• _EXERCISE PROMPT_
Can you transcribe the data exactly? Leave the pictures out.
-- START INFORMATION SUPPLIED --
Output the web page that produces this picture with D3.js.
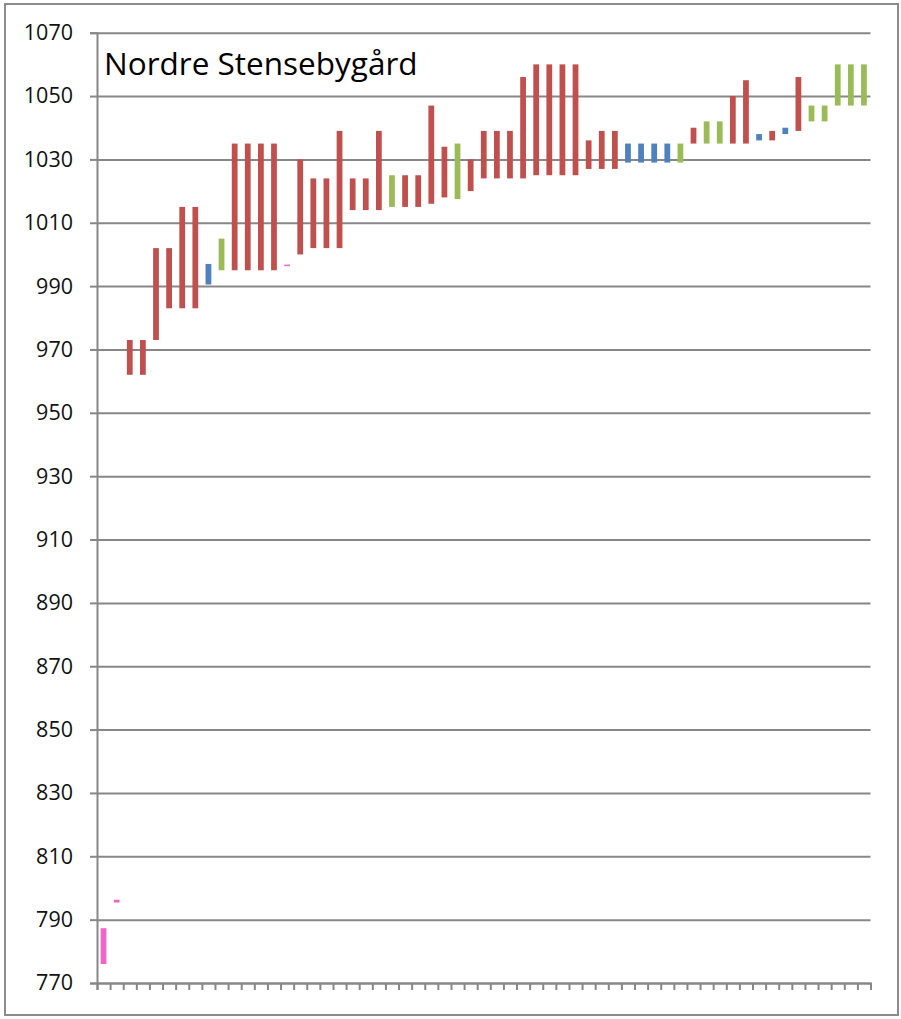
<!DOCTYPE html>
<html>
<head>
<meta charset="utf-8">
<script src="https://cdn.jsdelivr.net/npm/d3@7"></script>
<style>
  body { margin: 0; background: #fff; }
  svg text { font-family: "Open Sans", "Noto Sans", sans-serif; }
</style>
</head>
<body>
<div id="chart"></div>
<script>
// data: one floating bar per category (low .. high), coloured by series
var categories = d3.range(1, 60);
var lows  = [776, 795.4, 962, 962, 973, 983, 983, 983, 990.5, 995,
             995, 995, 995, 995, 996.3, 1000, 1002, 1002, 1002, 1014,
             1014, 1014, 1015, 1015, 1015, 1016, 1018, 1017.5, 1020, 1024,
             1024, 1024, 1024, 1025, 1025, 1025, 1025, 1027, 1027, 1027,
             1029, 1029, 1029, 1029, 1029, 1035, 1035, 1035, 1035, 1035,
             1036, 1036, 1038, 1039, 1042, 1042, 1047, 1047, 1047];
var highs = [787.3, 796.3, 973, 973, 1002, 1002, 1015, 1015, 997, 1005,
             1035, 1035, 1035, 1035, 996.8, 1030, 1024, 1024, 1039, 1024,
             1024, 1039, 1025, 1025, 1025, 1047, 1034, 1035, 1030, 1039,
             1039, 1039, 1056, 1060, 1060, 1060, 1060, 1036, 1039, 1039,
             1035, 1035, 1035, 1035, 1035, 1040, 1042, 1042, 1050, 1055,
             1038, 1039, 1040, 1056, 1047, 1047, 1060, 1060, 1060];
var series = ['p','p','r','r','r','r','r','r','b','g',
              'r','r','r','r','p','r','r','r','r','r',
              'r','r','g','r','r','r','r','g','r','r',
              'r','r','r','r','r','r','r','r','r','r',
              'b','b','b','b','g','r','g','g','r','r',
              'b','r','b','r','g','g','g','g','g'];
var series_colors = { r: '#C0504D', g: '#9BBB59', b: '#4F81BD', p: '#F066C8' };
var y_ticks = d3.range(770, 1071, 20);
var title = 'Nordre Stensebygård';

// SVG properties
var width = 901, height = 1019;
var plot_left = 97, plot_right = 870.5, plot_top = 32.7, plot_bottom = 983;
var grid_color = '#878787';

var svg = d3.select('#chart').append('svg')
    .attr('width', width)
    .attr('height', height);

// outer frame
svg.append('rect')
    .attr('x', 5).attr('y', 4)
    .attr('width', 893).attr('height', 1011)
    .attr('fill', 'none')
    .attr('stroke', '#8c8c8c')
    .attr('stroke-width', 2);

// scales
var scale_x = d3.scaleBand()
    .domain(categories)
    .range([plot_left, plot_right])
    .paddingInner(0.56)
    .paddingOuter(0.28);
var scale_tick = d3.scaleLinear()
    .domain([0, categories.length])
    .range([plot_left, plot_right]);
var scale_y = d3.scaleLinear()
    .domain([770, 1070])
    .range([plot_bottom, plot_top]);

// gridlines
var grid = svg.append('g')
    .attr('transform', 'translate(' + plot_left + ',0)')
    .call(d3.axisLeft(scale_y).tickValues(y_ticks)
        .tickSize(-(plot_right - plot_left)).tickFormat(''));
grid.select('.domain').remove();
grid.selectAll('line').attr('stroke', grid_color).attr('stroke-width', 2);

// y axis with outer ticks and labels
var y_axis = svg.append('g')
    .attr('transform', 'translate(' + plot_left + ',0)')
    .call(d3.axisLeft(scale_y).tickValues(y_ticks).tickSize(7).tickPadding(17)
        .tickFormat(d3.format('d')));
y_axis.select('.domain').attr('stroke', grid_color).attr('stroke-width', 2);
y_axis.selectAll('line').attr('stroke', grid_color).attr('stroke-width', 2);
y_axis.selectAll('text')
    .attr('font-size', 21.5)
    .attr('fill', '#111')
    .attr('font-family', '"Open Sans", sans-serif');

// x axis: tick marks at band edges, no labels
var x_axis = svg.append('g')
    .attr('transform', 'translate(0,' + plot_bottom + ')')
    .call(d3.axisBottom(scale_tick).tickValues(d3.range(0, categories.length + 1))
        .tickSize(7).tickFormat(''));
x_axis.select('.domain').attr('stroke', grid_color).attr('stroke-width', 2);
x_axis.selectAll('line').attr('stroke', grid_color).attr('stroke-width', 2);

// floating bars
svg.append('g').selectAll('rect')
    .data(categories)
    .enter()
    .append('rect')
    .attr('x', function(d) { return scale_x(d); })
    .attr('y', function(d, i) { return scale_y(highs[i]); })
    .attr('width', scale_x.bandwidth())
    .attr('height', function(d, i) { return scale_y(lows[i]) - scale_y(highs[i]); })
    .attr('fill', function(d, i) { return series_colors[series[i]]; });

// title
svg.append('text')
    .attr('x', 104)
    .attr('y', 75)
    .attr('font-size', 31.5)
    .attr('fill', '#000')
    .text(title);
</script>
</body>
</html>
-- END INFORMATION SUPPLIED --
• _RESPONSE TO THIS EXERCISE_
Output the web page that produces this picture with D3.js.
<!DOCTYPE html>
<html>
<head>
<meta charset="utf-8">
<script src="https://cdn.jsdelivr.net/npm/d3@7"></script>
<style>
  body { margin: 0; background: #fff; }
  svg text { font-family: "Open Sans", "Noto Sans", sans-serif; }
</style>
</head>
<body>
<div id="chart"></div>
<script>
// data: one floating bar per category (low .. high), coloured by series
var categories = d3.range(1, 60);
var lows  = [776, 795.4, 962, 962, 973, 983, 983, 983, 990.5, 995,
             995, 995, 995, 995, 996.3, 1000, 1002, 1002, 1002, 1014,
             1014, 1014, 1015, 1015, 1015, 1016, 1018, 1017.5, 1020, 1024,
             1024, 1024, 1024, 1025, 1025, 1025, 1025, 1027, 1027, 1027,
             1029, 1029, 1029, 1029, 1029, 1035, 1035, 1035, 1035, 1035,
             1036, 1036, 1038, 1039, 1042, 1042, 1047, 1047, 1047];
var highs = [787.3, 796.3, 973, 973, 1002, 1002, 1015, 1015, 997, 1005,
             1035, 1035, 1035, 1035, 996.8, 1030, 1024, 1024, 1039, 1024,
             1024, 1039, 1025, 1025, 1025, 1047, 1034, 1035, 1030, 1039,
             1039, 1039, 1056, 1060, 1060, 1060, 1060, 1036, 1039, 1039,
             1035, 1035, 1035, 1035, 1035, 1040, 1042, 1042, 1050, 1055,
             1038, 1039, 1040, 1056, 1047, 1047, 1060, 1060, 1060];
var series = ['p','p','r','r','r','r','r','r','b','g',
              'r','r','r','r','p','r','r','r','r','r',
              'r','r','g','r','r','r','r','g','r','r',
              'r','r','r','r','r','r','r','r','r','r',
              'b','b','b','b','g','r','g','g','r','r',
              'b','r','b','r','g','g','g','g','g'];
var series_colors = { r: '#C0504D', g: '#9BBB59', b: '#4F81BD', p: '#F066C8' };
var y_ticks = d3.range(770, 1071, 20);
var title = 'Nordre Stensebygård';

// SVG properties
var width = 901, height = 1019;
var plot_left = 97, plot_right = 870.5, plot_top = 32.7, plot_bottom = 983;
var grid_color = '#878787';

var svg = d3.select('#chart').append('svg')
    .attr('width', width)
    .attr('height', height);

// outer frame
svg.append('rect')
    .attr('x', 5).attr('y', 4)
    .attr('width', 893).attr('height', 1011)
    .attr('fill', 'none')
    .attr('stroke', '#8c8c8c')
    .attr('stroke-width', 2);

// scales
var scale_x = d3.scaleBand()
    .domain(categories)
    .range([plot_left, plot_right])
    .paddingInner(0.56)
    .paddingOuter(0.28);
var scale_tick = d3.scaleLinear()
    .domain([0, categories.length])
    .range([plot_left, plot_right]);
var scale_y = d3.scaleLinear()
    .domain([770, 1070])
    .range([plot_bottom, plot_top]);

// gridlines
var grid = svg.append('g')
    .attr('transform', 'translate(' + plot_left + ',0)')
    .call(d3.axisLeft(scale_y).tickValues(y_ticks)
        .tickSize(-(plot_right - plot_left)).tickFormat(''));
grid.select('.domain').remove();
grid.selectAll('line').attr('stroke', grid_color).attr('stroke-width', 2);

// y axis with outer ticks and labels
var y_axis = svg.append('g')
    .attr('transform', 'translate(' + plot_left + ',0)')
    .call(d3.axisLeft(scale_y).tickValues(y_ticks).tickSize(7).tickPadding(17)
        .tickFormat(d3.format('d')));
y_axis.select('.domain').attr('stroke', grid_color).attr('stroke-width', 2);
y_axis.selectAll('line').attr('stroke', grid_color).attr('stroke-width', 2);
y_axis.selectAll('text')
    .attr('font-size', 21.5)
    .attr('fill', '#111')
    .attr('font-family', '"Open Sans", sans-serif');

// x axis: tick marks at band edges, no labels
var x_axis = svg.append('g')
    .attr('transform', 'translate(0,' + plot_bottom + ')')
    .call(d3.axisBottom(scale_tick).tickValues(d3.range(0, categories.length + 1))
        .tickSize(7).tickFormat(''));
x_axis.select('.domain').attr('stroke', grid_color).attr('stroke-width', 2);
x_axis.selectAll('line').attr('stroke', grid_color).attr('stroke-width', 2);

// floating bars
svg.append('g').selectAll('rect')
    .data(categories)
    .enter()
    .append('rect')
    .attr('x', function(d) { return scale_x(d); })
    .attr('y', function(d, i) { return scale_y(highs[i]); })
    .attr('width', scale_x.bandwidth())
    .attr('height', function(d, i) { return scale_y(lows[i]) - scale_y(highs[i]); })
    .attr('fill', function(d, i) { return series_colors[series[i]]; });

// title
svg.append('text')
    .attr('x', 104)
    .attr('y', 75)
    .attr('font-size', 31.5)
    .attr('fill', '#000')
    .text(title);
</script>
</body>
</html>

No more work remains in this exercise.